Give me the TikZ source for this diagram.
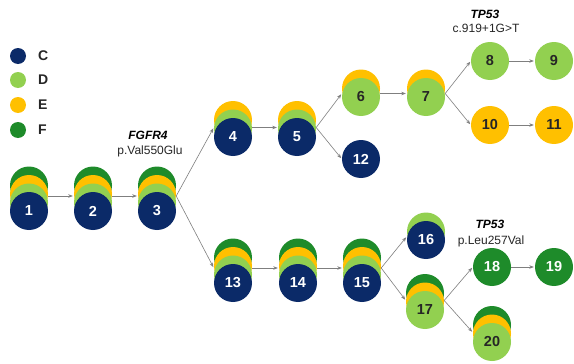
==
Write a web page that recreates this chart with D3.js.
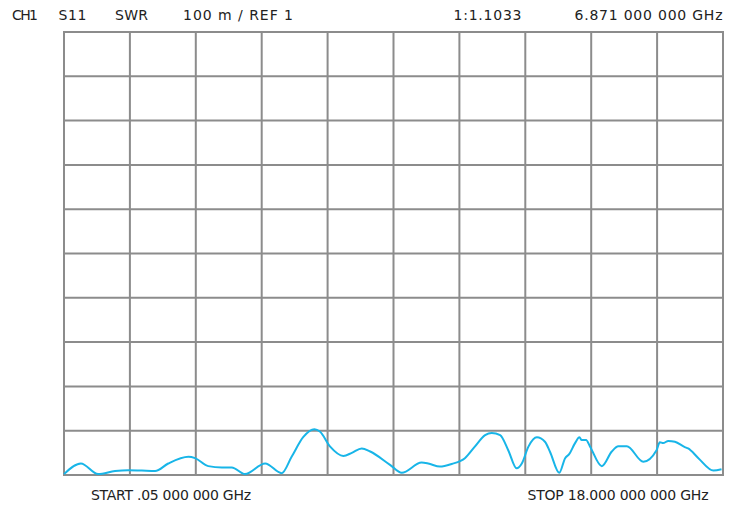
==
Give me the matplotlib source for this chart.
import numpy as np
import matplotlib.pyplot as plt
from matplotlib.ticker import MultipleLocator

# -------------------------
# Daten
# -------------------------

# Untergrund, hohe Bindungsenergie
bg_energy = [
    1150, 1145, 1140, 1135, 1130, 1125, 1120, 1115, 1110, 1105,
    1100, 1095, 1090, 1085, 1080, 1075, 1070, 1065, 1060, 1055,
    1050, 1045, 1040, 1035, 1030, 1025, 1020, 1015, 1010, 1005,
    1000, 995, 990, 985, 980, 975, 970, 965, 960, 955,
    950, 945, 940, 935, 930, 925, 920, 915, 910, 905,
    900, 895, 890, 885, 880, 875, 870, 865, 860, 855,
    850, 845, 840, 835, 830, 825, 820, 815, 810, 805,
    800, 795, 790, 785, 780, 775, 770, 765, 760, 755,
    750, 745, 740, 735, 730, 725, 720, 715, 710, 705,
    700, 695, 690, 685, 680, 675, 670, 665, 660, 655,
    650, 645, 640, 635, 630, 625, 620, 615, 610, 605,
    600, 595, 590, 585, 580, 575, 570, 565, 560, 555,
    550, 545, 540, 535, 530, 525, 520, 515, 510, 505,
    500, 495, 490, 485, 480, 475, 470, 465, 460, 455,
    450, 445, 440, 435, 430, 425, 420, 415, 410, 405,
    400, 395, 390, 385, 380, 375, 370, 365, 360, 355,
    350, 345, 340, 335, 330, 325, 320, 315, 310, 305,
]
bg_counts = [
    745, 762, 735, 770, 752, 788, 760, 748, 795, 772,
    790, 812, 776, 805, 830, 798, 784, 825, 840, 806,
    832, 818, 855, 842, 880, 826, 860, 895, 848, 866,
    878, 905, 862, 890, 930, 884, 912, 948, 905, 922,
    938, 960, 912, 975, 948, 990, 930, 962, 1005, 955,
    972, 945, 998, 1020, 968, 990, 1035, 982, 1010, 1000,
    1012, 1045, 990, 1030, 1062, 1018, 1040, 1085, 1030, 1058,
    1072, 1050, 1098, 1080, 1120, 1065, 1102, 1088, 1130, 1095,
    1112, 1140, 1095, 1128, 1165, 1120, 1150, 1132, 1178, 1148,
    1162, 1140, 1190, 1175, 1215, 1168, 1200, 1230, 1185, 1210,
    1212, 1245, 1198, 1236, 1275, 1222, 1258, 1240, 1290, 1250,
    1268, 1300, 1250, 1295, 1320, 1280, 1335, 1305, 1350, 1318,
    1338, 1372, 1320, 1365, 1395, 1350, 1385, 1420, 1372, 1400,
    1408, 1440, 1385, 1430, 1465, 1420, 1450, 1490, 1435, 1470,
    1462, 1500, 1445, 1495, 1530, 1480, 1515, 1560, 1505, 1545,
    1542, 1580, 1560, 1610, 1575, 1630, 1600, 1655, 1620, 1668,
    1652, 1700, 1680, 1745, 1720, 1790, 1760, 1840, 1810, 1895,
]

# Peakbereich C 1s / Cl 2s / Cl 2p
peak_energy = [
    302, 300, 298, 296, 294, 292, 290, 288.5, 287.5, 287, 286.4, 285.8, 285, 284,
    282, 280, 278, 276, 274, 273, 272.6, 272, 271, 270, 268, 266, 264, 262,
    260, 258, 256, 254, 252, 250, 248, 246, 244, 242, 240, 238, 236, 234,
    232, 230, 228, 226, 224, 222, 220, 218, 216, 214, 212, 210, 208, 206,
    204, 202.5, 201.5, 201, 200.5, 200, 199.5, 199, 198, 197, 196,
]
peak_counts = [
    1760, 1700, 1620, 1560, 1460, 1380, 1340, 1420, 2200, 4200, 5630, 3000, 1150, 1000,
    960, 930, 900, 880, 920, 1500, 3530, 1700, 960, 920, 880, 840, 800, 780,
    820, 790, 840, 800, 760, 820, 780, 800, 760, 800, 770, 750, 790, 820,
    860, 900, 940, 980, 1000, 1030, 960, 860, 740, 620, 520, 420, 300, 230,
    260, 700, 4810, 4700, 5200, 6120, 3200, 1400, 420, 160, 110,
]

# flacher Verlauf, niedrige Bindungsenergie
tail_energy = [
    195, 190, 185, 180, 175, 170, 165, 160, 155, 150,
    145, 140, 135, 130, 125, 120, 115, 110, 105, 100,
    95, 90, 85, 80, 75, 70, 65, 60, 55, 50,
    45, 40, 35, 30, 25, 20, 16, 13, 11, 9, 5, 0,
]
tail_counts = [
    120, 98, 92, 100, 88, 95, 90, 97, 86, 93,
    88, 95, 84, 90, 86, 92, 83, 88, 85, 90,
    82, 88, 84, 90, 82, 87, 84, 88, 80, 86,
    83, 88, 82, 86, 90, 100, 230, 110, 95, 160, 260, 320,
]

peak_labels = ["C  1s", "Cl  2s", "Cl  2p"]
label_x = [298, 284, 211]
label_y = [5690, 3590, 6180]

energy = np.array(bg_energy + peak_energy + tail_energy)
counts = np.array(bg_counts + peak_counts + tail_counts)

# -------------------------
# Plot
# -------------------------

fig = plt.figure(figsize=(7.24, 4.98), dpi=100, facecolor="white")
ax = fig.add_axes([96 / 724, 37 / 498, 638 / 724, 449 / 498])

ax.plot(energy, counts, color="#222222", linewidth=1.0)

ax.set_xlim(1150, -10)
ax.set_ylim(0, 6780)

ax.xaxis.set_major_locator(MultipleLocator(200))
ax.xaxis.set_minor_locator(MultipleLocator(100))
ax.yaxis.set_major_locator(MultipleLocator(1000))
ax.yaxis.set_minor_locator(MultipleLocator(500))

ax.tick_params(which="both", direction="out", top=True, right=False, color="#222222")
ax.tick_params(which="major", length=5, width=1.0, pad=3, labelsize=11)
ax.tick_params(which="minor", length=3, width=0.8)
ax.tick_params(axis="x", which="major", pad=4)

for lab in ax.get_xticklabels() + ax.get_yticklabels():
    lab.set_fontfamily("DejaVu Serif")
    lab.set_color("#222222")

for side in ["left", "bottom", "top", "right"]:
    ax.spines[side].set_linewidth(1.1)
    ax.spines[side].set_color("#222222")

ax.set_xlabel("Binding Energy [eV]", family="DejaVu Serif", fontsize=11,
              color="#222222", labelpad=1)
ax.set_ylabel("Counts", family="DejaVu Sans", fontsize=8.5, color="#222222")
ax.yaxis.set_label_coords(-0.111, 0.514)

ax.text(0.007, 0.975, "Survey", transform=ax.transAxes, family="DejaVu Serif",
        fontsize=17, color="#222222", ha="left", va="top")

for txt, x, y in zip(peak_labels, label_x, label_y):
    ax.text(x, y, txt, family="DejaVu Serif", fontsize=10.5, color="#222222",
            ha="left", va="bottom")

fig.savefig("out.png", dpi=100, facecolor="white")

Work to do:
List the lines of the records where "Give" occurs.

Output of the exercise:
Give me the TikZ source for this diagram.
Give me the matplotlib source for this chart.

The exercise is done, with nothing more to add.